A Third Option: Splitting Your Contribution
If you are eligible to contribute to both types of IRAs, your may divide your contributions between your Roth and Traditional IRAs; however, you must ensure that the total contribution to both IRAs does not exceed the limit of $3000 (plus $500 catch-up contribution).

If you decide to split your contributions between both types of IRAs, you may choose to contribute the deductible amount to your Traditional IRA and the balance to your Roth IRA. Let's assume for example that the maximum amount you can deduct for the 2003 tax year is $2,000. You may contribute $2,000 to your Traditional IRA and the balance of $1,000 to your Roth IRA. Before making such a decision, however, you must take into consideration additional fees, such as maintenance fees charged by your IRA custodian/trustee that could result from maintaining two separate IRAs. Note also that placing bulk trades into one IRA instead of placing separate trades in separate IRAs could help you save on trade-related fees. Simply put, consider the short-term benefits as well as the long-term benefits and decide which outweighs the other.

Some taxpayers may contribute to a Traditional IRA and elect not to claim the tax deduction even though they are eligible to do so. The benefit of not taking a deduction is that the distribution of the same amount is tax and penalty free. The earnings, however, will be treated as taxable income.
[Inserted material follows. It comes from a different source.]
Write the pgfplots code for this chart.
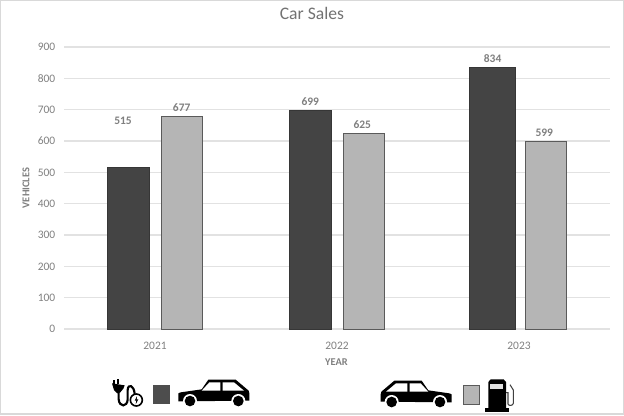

Further, being able to deduct your IRA contribution does not mean that you must establish and fund a Traditional IRA. You may forgo the tax benefit of taking a deduction in order to realize the benefits of a Roth IRA, such as freedom from the RMD rules and taxes, and penalty-free distributions.

The following chart summarizes the similarities and differences between the Roth and Traditional IRAs:

Roth and Traditional IRA Participant Contribution Comparison

 

Roth IRA

Traditional IRA

Contribution Limit

$3,000 for tax year 2003
Plus $500 catch up for those at least 50 years old by year-end 2003

$3,000 for tax year 2003
plus $500 catch up for those at least 50 years old by year-end 2003

Deductibility

Contributions are never deductible

Contributions may be deductible, depending on tax filing & active participant status, as well as income amount

Age Limitation

No Age limitations on contributions

No contributions allowed after and including the year the taxpayer attains age 70 ½.

Tax Credit

Available for Saver's Tax Credit

Available for Saver's Tax Credit

Income caps for contributions

Income caps may prevent taxpayers from contributing.

No income caps that will prevent taxpayers from contributing.

Treatment of earnings on IRA investments

Earnings grow on a tax-free basis. Qualified distributions are tax-free.

Earnings grow on a tax-deferred basis. Earnings are added to taxable income for the year distributed.

Distributions Rules

Distributions may be taken at anytime.
Distributions will be tax and penalty free if investor is qualified.

Distributions may be taken at anytime. Distributions will be treated as ordinary income and may be subjected to early withdrawal penalty if withdrawn while under the age of 59 ½.

Required Minimum Distribution

Owners are not subjected to the RMD rules. However, beneficiaries are subjected to minimum distribution requirements.

IRA owners must begin distributing minimum amounts, beginning April 1 of the year following the year they turn age 70 ½. Beneficiaries are also subjected to minimum distribution requirements.

Be sure to consult with your tax professional, as there are usually other factors that could determine which options are most suitable to meet your financial needs.